Oprowadzający nas w dalszej części kierownik spedycji pan Tomasz Dobiecki zdradził nam tajniki pracy takiego urzędu. Okazuje się, że poczta nie ma wyłączności na usługi związane z doręczaniem przesyłek. Rożnica między podobnymi firmami polega na tym, że prywatni przedsiębiorcy mają możliwość wyboru świadczonych usług, natomiast Poczta Polska musi świadczyć te usługi nawet wtedy gdy się to nie opłaca. Dowiedzieliśmy się jak przebiega przyjmowanie przesyłek z kraju i ich rozdział na poszczególne placówki oraz dostarczanie do adresatów oraz jak przebiega segregacja i wysyłanie przesyłek nadanych. Opowiedział nam kilka ciekawych zdarzeń ze swojej pracy kiedy był listonoszem. Wiadomo istnieje wiele opowieści o listonoszach ale nie wszystkie one są prawdziwe. Na koniec naszej wizyty na poczcie głównej mieliśmy okazję obejrzeć wyposażenie listonosza, zrobić sobie zdjęcia w służbowych czapkach i zostaliśmy poczęstowani czekoladkami.
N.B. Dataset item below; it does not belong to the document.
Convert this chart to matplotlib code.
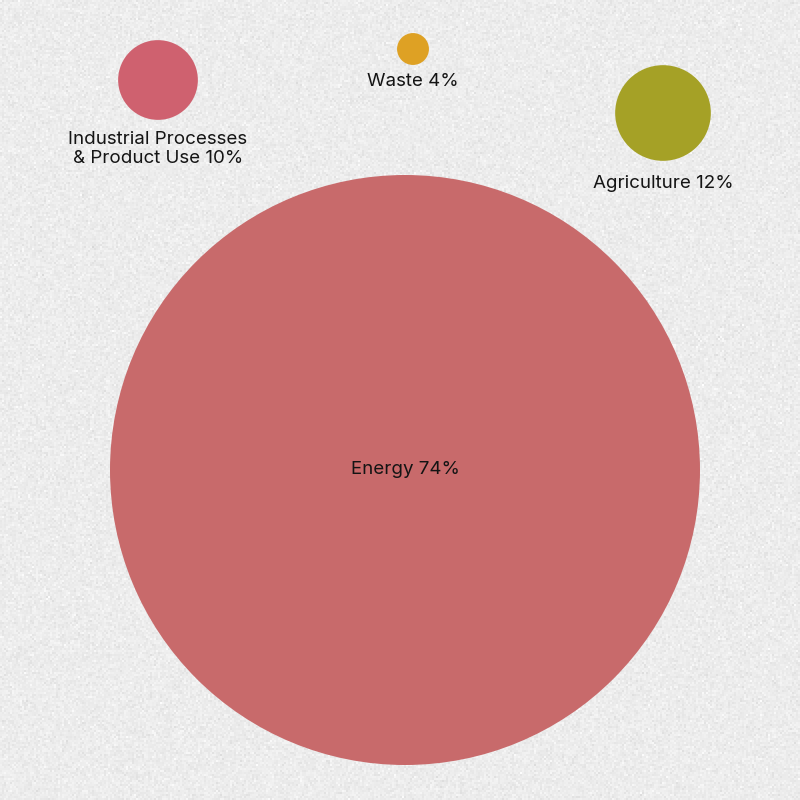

Możemy zatem stwierdzić, że nasza wizyta na obu pocztach była owocna. Dowiedzieliśmy się jaką drogę pokonują przesyłki zanim dotrą do adresata i co się z nimi dzieje jeśli z jakiś względów nie mogą być doręczone. Na pewno musimy przyznać jedno: praca listonosza nie jest lekka, czasami bywa niebezpieczna, czasami ciekawa, a czasami zabawna. Nie mniej jest ona bardzo potrzebna, przede wszystkim dla nas, oczekujących wiadomości od rodziny czy znajomych.